REQUIRED WORK:
Which lines run from the first one up to and including the one with "віддзеркалення рентгенівського випромінювання"? Print exactly those.

DATA BLOCK:

# # # #

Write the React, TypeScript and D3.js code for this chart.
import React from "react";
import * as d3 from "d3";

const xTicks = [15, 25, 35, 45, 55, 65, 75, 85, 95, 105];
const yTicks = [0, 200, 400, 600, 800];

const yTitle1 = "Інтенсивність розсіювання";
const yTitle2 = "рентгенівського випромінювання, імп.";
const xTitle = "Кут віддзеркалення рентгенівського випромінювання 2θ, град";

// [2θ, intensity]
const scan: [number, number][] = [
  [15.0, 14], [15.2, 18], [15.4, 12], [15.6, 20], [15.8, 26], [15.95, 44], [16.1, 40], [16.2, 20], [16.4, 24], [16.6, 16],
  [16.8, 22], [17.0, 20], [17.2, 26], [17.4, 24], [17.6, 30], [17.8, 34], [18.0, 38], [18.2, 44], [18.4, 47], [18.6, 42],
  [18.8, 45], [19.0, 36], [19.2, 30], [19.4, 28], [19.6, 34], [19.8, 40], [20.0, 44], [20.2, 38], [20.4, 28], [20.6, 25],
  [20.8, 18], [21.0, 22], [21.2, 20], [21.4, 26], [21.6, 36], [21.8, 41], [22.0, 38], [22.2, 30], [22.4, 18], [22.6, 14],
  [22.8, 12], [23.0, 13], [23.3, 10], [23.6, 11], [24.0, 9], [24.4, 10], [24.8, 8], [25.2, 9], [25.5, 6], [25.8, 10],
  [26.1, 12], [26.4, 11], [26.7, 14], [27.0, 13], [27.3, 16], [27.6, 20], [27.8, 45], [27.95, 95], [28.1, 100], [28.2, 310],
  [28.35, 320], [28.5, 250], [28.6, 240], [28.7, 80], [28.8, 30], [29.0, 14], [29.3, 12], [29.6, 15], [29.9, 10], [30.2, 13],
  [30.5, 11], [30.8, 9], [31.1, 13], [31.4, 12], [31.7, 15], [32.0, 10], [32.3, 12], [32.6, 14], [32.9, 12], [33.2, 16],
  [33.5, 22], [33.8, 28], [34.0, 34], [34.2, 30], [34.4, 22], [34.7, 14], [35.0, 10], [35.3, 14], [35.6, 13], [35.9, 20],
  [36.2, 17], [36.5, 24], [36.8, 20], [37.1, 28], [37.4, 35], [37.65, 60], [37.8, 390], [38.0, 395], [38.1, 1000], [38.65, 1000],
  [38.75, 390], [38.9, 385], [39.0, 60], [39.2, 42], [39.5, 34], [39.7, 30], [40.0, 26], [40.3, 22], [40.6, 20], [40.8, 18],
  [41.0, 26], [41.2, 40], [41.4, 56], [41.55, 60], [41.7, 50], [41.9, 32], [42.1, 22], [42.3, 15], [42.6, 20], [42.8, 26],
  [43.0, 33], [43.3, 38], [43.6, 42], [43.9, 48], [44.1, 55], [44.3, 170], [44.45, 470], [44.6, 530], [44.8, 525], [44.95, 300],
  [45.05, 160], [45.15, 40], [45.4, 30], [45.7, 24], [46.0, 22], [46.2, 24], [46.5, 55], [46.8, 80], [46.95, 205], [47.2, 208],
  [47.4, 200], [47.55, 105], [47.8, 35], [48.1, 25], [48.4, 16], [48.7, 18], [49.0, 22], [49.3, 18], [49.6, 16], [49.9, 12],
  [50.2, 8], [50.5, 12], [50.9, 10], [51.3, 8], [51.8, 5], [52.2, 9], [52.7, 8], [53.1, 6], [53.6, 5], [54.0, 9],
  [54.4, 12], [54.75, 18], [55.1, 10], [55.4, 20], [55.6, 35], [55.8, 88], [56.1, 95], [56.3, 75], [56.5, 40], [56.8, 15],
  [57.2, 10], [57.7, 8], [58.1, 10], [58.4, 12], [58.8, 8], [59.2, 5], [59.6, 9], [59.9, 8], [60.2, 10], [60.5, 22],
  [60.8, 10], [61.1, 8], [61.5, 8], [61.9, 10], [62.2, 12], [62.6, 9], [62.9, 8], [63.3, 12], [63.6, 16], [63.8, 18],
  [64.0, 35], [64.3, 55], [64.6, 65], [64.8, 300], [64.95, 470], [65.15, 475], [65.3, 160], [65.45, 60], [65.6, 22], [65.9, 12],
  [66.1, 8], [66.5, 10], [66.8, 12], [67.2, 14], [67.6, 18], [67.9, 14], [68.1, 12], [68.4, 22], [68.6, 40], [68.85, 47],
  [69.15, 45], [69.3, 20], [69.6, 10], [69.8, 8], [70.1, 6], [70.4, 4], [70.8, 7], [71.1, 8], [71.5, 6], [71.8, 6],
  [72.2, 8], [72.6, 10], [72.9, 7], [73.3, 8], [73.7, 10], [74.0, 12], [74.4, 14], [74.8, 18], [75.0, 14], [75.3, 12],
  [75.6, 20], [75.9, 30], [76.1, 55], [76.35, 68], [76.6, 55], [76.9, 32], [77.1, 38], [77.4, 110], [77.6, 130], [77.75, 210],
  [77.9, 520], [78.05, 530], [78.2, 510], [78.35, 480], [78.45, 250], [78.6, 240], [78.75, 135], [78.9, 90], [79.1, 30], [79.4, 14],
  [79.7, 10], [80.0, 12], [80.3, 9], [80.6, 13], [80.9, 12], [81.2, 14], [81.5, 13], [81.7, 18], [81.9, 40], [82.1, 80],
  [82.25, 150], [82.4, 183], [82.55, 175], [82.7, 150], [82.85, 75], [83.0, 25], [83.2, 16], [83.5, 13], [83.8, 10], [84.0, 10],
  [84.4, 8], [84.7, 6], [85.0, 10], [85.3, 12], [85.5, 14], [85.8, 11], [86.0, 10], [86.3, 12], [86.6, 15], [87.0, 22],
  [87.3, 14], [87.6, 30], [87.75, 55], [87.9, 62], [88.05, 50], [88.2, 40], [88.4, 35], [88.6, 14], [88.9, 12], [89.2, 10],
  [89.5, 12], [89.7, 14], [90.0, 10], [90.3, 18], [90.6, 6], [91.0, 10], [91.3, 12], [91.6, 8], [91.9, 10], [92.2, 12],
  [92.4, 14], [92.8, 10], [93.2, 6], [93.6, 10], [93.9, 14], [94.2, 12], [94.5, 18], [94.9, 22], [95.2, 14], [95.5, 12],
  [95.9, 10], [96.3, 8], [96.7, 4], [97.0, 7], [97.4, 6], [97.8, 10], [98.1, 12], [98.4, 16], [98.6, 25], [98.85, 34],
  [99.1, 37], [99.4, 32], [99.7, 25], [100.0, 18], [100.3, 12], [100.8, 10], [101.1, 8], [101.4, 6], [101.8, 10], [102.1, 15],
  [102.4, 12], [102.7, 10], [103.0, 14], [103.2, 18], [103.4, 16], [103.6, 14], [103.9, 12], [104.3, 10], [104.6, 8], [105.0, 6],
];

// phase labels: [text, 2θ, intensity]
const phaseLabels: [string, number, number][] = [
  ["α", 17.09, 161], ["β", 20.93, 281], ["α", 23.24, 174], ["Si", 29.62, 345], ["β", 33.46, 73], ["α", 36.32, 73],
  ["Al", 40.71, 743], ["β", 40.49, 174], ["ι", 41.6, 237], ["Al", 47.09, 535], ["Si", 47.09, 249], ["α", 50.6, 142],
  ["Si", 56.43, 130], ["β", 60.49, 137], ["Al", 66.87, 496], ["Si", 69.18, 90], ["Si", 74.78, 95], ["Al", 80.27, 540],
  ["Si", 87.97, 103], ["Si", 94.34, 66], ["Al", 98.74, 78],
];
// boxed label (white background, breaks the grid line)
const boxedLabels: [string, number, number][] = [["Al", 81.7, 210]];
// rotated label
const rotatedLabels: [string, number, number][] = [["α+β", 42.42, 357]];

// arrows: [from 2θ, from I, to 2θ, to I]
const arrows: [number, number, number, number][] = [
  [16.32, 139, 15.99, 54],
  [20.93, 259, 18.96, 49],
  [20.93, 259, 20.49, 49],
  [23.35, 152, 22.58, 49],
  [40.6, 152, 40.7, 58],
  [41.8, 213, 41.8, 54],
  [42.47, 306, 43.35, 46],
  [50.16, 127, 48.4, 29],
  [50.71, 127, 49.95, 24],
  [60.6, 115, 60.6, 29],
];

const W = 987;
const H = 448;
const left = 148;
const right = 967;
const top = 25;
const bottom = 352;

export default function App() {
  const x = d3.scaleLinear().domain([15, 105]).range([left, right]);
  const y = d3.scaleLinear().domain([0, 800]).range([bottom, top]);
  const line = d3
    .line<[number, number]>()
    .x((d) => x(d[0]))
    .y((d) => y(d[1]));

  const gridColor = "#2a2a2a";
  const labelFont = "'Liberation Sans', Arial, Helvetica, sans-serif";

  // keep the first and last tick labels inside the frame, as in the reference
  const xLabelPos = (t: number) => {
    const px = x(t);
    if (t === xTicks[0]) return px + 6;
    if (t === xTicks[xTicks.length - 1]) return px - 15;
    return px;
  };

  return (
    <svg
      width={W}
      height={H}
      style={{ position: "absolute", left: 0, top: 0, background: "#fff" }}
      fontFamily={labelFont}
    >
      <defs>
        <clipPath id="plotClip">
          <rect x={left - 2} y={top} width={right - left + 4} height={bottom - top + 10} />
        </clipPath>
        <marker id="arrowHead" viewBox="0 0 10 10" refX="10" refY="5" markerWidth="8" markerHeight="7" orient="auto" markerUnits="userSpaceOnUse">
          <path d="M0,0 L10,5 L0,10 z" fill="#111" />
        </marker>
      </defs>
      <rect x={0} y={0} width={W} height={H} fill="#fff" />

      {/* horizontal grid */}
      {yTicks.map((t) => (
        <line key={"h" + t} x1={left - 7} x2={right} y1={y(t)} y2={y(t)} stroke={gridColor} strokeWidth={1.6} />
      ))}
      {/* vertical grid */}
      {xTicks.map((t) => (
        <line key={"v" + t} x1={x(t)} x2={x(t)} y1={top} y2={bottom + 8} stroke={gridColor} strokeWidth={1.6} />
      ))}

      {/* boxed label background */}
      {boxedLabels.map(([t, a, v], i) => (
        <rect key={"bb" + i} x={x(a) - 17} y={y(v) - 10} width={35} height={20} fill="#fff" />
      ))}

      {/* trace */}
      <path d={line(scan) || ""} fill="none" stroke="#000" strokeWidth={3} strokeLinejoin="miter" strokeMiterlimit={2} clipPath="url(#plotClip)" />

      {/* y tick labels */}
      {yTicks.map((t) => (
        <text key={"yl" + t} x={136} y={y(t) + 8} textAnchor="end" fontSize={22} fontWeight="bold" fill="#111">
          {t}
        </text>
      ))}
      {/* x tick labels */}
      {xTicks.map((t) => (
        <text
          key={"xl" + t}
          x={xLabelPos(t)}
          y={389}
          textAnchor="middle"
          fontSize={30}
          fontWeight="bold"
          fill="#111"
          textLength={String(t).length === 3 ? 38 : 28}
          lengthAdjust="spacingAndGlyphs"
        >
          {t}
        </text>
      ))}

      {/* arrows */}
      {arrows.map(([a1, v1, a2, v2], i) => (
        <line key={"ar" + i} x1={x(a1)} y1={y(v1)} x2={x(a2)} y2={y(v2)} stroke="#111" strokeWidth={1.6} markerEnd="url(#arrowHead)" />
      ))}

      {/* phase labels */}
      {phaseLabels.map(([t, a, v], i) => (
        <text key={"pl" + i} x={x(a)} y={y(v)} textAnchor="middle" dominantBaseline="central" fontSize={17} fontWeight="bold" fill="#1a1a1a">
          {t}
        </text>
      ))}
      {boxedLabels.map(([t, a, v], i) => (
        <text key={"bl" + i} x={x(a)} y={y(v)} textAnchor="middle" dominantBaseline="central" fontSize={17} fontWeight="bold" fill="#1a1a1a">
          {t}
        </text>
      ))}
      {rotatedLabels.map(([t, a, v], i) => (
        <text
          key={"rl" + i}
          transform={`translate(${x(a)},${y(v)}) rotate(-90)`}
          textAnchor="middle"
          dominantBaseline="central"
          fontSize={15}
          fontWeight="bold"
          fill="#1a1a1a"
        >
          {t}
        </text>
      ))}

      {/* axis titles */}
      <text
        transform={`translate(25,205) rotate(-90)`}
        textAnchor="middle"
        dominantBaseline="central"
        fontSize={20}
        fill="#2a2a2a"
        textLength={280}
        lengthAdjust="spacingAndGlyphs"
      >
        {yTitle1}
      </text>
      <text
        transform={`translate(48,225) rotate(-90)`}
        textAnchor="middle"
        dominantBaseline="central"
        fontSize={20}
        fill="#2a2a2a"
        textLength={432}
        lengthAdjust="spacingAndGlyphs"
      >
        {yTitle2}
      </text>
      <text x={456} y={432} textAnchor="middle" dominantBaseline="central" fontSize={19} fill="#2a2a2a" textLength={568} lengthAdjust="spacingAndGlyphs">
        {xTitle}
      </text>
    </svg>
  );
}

# # # #

IN RESPONSE:
Write the React, TypeScript and D3.js code for this chart.
import React from "react";
import * as d3 from "d3";

const xTicks = [15, 25, 35, 45, 55, 65, 75, 85, 95, 105];
const yTicks = [0, 200, 400, 600, 800];

const yTitle1 = "Інтенсивність розсіювання";
const yTitle2 = "рентгенівського випромінювання, імп.";
const xTitle = "Кут віддзеркалення рентгенівського випромінювання 2θ, град";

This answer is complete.